**Exercise brief**
Please transcribe the data that follows without the pictures, keeping every word the same.

■ ■ ■ ■ ■

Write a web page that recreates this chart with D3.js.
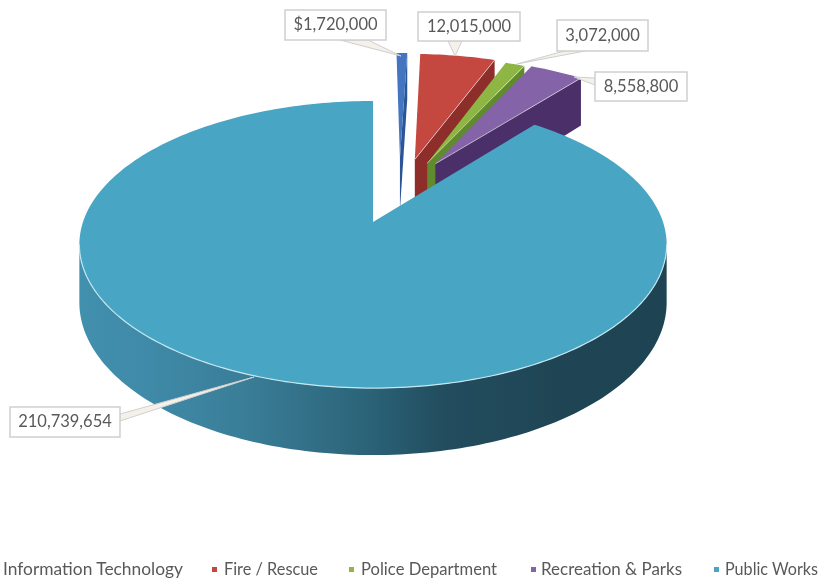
<!DOCTYPE html>
<html>
<head>
<meta charset="utf-8">
<script src="https://cdn.jsdelivr.net/npm/d3@7"></script>
<style>
  html, body { margin: 0; background: #fff; overflow: hidden; }
  svg { display: block; filter: blur(0.5px); }
  text { font-family: Lato, "Open Sans", sans-serif; fill: #595959; }
</style>
</head>
<body>
<div id="chart"></div>
<script>
// Data
const categories = ['Information Technology', 'Fire / Rescue', 'Police Department', 'Recreation & Parks', 'Public Works'];
const budget = [1720000, 12015000, 3072000, 8558800, 210739654];
const valueLabels = ['$1,720,000', '12,015,000', '3,072,000', '8,558,800', '210,739,654'];

// Styles per slice
const topColors = ['#4475c0', '#c4483f', '#8db644', '#8463a8', '#48a5c3'];
const wallColors = ['#2c5596', '#8e2e2a', '#5f8a2e', '#4b2f68', '#3a7f99'];

// How far each slice is pulled out of the pie, in pie radii
const explodeX = [0.10, 0.155, 0.20, 0.23, 0];
const explodeY = [0.49, 0.48, 0.45, 0.445, 0];

// Label boxes and their callout tips: [x, y, w, h], then base1, base2, tip
const labelBoxes = [[285, 10, 101, 30], [418, 12, 102, 29], [557, 20, 91, 31], [595, 72, 92, 29], [10, 407, 110, 30]];
const callouts = [
  [[340, 40], [368, 40], [401, 56]],
  [[448, 41], [462, 41], [455, 56]],
  [[575, 48], [585, 51], [517, 64]],
  [[595, 78], [595, 85], [574, 77]],
  [[120, 414], [120, 421], [254, 377]]
];

// Legend layout
const legendTextX = [3, 224, 361, 541, 725];
const legendTextW = [180, 94, 136, 141, 93];
const legendMarkX = [null, 212, 349, 531, 714];

const width = 820;
const height = 579;
const cx = 373;
const cy = 222;
const perspective = 0.157;
const depth = 56.5;

const svg = d3.select('#chart')
  .append('svg')
  .attr('width', width)
  .attr('height', height);

// Screen scales for a unit pie
const sx = d3.scaleLinear().domain([-1, 1]).range([cx - 290, cx + 290]);
const sy = d3.scaleLinear().domain([-1, 1]).range([cy + 140, cy - 140]);

// Ground point -> screen, with drop = height below the top surface
function project(gx, gy, drop = 0) {
  const s = 1 / (1 + perspective * gy);
  return [sx(gx * s), sy(gy * s) + drop * s];
}

function rimPoints(a0, a1, ox, oy, drop = 0) {
  const n = Math.max(2, Math.ceil(Math.abs(a1 - a0) / 0.02));
  return d3.range(n + 1).map(i => {
    const a = a0 + (a1 - a0) * i / n;
    return project(ox + Math.sin(a), oy + Math.cos(a), drop);
  });
}

const line = d3.line();
const slices = d3.pie().sort(null).value(d => d)(budget);

// Gradient on the outer wall of the big slice
const grad = svg.append('defs').append('linearGradient')
  .attr('id', 'wallGrad')
  .attr('gradientUnits', 'userSpaceOnUse')
  .attr('x1', 78).attr('x2', 666).attr('y1', 0).attr('y2', 0);
[[0, '#4190ae'], [0.12, '#3f8aa8'], [0.28, '#3a7e98'], [0.48, '#2c657a'], [0.62, '#224d5e'], [0.85, '#1f4453'], [1, '#1e4352']]
  .forEach(([o, c]) => grad.append('stop').attr('offset', o).attr('stop-color', c));

const chart = svg.append('g');

// Exploded slices, back to front
slices.slice(0, 4).forEach((d, i) => {
  const ox = explodeX[i];
  const oy = explodeY[i];
  const apex = project(ox, oy);
  const apexLow = project(ox, oy, depth);
  const corner = project(ox + Math.sin(d.endAngle), oy + Math.cos(d.endAngle));
  const cornerLow = project(ox + Math.sin(d.endAngle), oy + Math.cos(d.endAngle), depth);

  chart.append('path')
    .attr('d', line([apex, corner, cornerLow, apexLow]) + 'Z')
    .attr('fill', wallColors[i]);

  chart.append('path')
    .attr('d', line([apex, ...rimPoints(d.startAngle, d.endAngle, ox, oy)]) + 'Z')
    .attr('fill', topColors[i]);

  // pale edge, too much on the thin blue slice
  if (i > 0) {
    chart.append('path')
      .attr('d', line([apex, corner]))
      .attr('fill', 'none')
      .attr('stroke', '#fff')
      .attr('stroke-opacity', 0.55)
      .attr('stroke-width', 1);
  }
});

// Big slice: front wall, then the top
const big = slices[4];
const wallA0 = Math.acos(-perspective);
const wallA1 = 2 * Math.PI - wallA0;

chart.append('path')
  .attr('d', line([...rimPoints(wallA0, wallA1, 0, 0), ...rimPoints(wallA1, wallA0, 0, 0, depth)]) + 'Z')
  .attr('fill', 'url(#wallGrad)');

chart.append('path')
  .attr('d', line([project(0, 0), ...rimPoints(big.startAngle, big.endAngle, 0, 0)]) + 'Z')
  .attr('fill', topColors[4]);

chart.append('path')
  .attr('d', line(rimPoints(wallA0, wallA1, 0, 0)))
  .attr('fill', 'none')
  .attr('stroke', '#c5e8f0')
  .attr('stroke-width', 1.2);

// Callouts and labels
const labels = svg.append('g');

labels.selectAll('.callout')
  .data(callouts)
  .join('path')
  .attr('class', 'callout')
  .attr('d', d => line(d) + 'Z')
  .attr('fill', '#f4f1ea')
  .attr('stroke', '#cfcfcf')
  .attr('stroke-width', 1);

labels.selectAll('.label-box')
  .data(labelBoxes)
  .join('rect')
  .attr('class', 'label-box')
  .attr('x', d => d[0])
  .attr('y', d => d[1])
  .attr('width', d => d[2])
  .attr('height', d => d[3])
  .attr('fill', '#fff')
  .attr('stroke', '#cfcfcf')
  .attr('stroke-width', 1.5);

labels.selectAll('.label-text')
  .data(valueLabels)
  .join('text')
  .attr('class', 'label-text')
  .attr('x', (d, i) => labelBoxes[i][0] + labelBoxes[i][2] / 2)
  .attr('y', (d, i) => labelBoxes[i][1] + labelBoxes[i][3] / 2 + 5)
  .attr('text-anchor', 'middle')
  .attr('font-size', '16.5px')
  .text(d => d);

// Legend
const legend = svg.append('g');

legend.selectAll('rect')
  .data(categories.slice(1))
  .join('rect')
  .attr('x', (d, i) => legendMarkX[i + 1])
  .attr('y', 567)
  .attr('width', 5)
  .attr('height', 5)
  .attr('fill', (d, i) => topColors[i + 1]);

legend.selectAll('text')
  .data(categories)
  .join('text')
  .attr('x', (d, i) => legendTextX[i])
  .attr('y', 575)
  .attr('font-size', '16.5px')
  .attr('textLength', (d, i) => legendTextW[i])
  .attr('lengthAdjust', 'spacingAndGlyphs')
  .text(d => d);
</script>
</body>
</html>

■ ■ ■ ■ ■

**Final result**
Write a web page that recreates this chart with D3.js.
<!DOCTYPE html>
<html>
<head>
<meta charset="utf-8">
<script src="https://cdn.jsdelivr.net/npm/d3@7"></script>
<style>
  html, body { margin: 0; background: #fff; overflow: hidden; }
  svg { display: block; filter: blur(0.5px); }
  text { font-family: Lato, "Open Sans", sans-serif; fill: #595959; }
</style>
</head>
<body>
<div id="chart"></div>
<script>
// Data
const categories = ['Information Technology', 'Fire / Rescue', 'Police Department', 'Recreation & Parks', 'Public Works'];
const budget = [1720000, 12015000, 3072000, 8558800, 210739654];
const valueLabels = ['$1,720,000', '12,015,000', '3,072,000', '8,558,800', '210,739,654'];

// Styles per slice
const topColors = ['#4475c0', '#c4483f', '#8db644', '#8463a8', '#48a5c3'];
const wallColors = ['#2c5596', '#8e2e2a', '#5f8a2e', '#4b2f68', '#3a7f99'];

// How far each slice is pulled out of the pie, in pie radii
const explodeX = [0.10, 0.155, 0.20, 0.23, 0];
const explodeY = [0.49, 0.48, 0.45, 0.445, 0];

// Label boxes and their callout tips: [x, y, w, h], then base1, base2, tip
const labelBoxes = [[285, 10, 101, 30], [418, 12, 102, 29], [557, 20, 91, 31], [595, 72, 92, 29], [10, 407, 110, 30]];
const callouts = [
  [[340, 40], [368, 40], [401, 56]],
  [[448, 41], [462, 41], [455, 56]],
  [[575, 48], [585, 51], [517, 64]],
  [[595, 78], [595, 85], [574, 77]],
  [[120, 414], [120, 421], [254, 377]]
];

// Legend layout
const legendTextX = [3, 224, 361, 541, 725];
const legendTextW = [180, 94, 136, 141, 93];
const legendMarkX = [null, 212, 349, 531, 714];

const width = 820;
const height = 579;
const cx = 373;
const cy = 222;
const perspective = 0.157;
const depth = 56.5;

const svg = d3.select('#chart')
  .append('svg')
  .attr('width', width)
  .attr('height', height);

// Screen scales for a unit pie
const sx = d3.scaleLinear().domain([-1, 1]).range([cx - 290, cx + 290]);
const sy = d3.scaleLinear().domain([-1, 1]).range([cy + 140, cy - 140]);

// Ground point -> screen, with drop = height below the top surface
function project(gx, gy, drop = 0) {
  const s = 1 / (1 + perspective * gy);
  return [sx(gx * s), sy(gy * s) + drop * s];
}

function rimPoints(a0, a1, ox, oy, drop = 0) {
  const n = Math.max(2, Math.ceil(Math.abs(a1 - a0) / 0.02));
  return d3.range(n + 1).map(i => {
    const a = a0 + (a1 - a0) * i / n;
    return project(ox + Math.sin(a), oy + Math.cos(a), drop);
  });
}

const line = d3.line();
const slices = d3.pie().sort(null).value(d => d)(budget);

// Gradient on the outer wall of the big slice
const grad = svg.append('defs').append('linearGradient')
  .attr('id', 'wallGrad')
  .attr('gradientUnits', 'userSpaceOnUse')
  .attr('x1', 78).attr('x2', 666).attr('y1', 0).attr('y2', 0);
[[0, '#4190ae'], [0.12, '#3f8aa8'], [0.28, '#3a7e98'], [0.48, '#2c657a'], [0.62, '#224d5e'], [0.85, '#1f4453'], [1, '#1e4352']]
  .forEach(([o, c]) => grad.append('stop').attr('offset', o).attr('stop-color', c));

const chart = svg.append('g');

// Exploded slices, back to front
slices.slice(0, 4).forEach((d, i) => {
  const ox = explodeX[i];
  const oy = explodeY[i];
  const apex = project(ox, oy);
  const apexLow = project(ox, oy, depth);
  const corner = project(ox + Math.sin(d.endAngle), oy + Math.cos(d.endAngle));
  const cornerLow = project(ox + Math.sin(d.endAngle), oy + Math.cos(d.endAngle), depth);

  chart.append('path')
    .attr('d', line([apex, corner, cornerLow, apexLow]) + 'Z')
    .attr('fill', wallColors[i]);

  chart.append('path')
    .attr('d', line([apex, ...rimPoints(d.startAngle, d.endAngle, ox, oy)]) + 'Z')
    .attr('fill', topColors[i]);

  // pale edge, too much on the thin blue slice
  if (i > 0) {
    chart.append('path')
      .attr('d', line([apex, corner]))
      .attr('fill', 'none')
      .attr('stroke', '#fff')
      .attr('stroke-opacity', 0.55)
      .attr('stroke-width', 1);
  }
});

// Big slice: front wall, then the top
const big = slices[4];
const wallA0 = Math.acos(-perspective);
const wallA1 = 2 * Math.PI - wallA0;

chart.append('path')
  .attr('d', line([...rimPoints(wallA0, wallA1, 0, 0), ...rimPoints(wallA1, wallA0, 0, 0, depth)]) + 'Z')
  .attr('fill', 'url(#wallGrad)');

chart.append('path')
  .attr('d', line([project(0, 0), ...rimPoints(big.startAngle, big.endAngle, 0, 0)]) + 'Z')
  .attr('fill', topColors[4]);

chart.append('path')
  .attr('d', line(rimPoints(wallA0, wallA1, 0, 0)))
  .attr('fill', 'none')
  .attr('stroke', '#c5e8f0')
  .attr('stroke-width', 1.2);

// Callouts and labels
const labels = svg.append('g');

labels.selectAll('.callout')
  .data(callouts)
  .join('path')
  .attr('class', 'callout')
  .attr('d', d => line(d) + 'Z')
  .attr('fill', '#f4f1ea')
  .attr('stroke', '#cfcfcf')
  .attr('stroke-width', 1);

labels.selectAll('.label-box')
  .data(labelBoxes)
  .join('rect')
  .attr('class', 'label-box')
  .attr('x', d => d[0])
  .attr('y', d => d[1])
  .attr('width', d => d[2])
  .attr('height', d => d[3])
  .attr('fill', '#fff')
  .attr('stroke', '#cfcfcf')
  .attr('stroke-width', 1.5);

labels.selectAll('.label-text')
  .data(valueLabels)
  .join('text')
  .attr('class', 'label-text')
  .attr('x', (d, i) => labelBoxes[i][0] + labelBoxes[i][2] / 2)
  .attr('y', (d, i) => labelBoxes[i][1] + labelBoxes[i][3] / 2 + 5)
  .attr('text-anchor', 'middle')
  .attr('font-size', '16.5px')
  .text(d => d);

// Legend
const legend = svg.append('g');

legend.selectAll('rect')
  .data(categories.slice(1))
  .join('rect')
  .attr('x', (d, i) => legendMarkX[i + 1])
  .attr('y', 567)
  .attr('width', 5)
  .attr('height', 5)
  .attr('fill', (d, i) => topColors[i + 1]);

legend.selectAll('text')
  .data(categories)
  .join('text')
  .attr('x', (d, i) => legendTextX[i])
  .attr('y', 575)
  .attr('font-size', '16.5px')
  .attr('textLength', (d, i) => legendTextW[i])
  .attr('lengthAdjust', 'spacingAndGlyphs')
  .text(d => d);
</script>
</body>
</html>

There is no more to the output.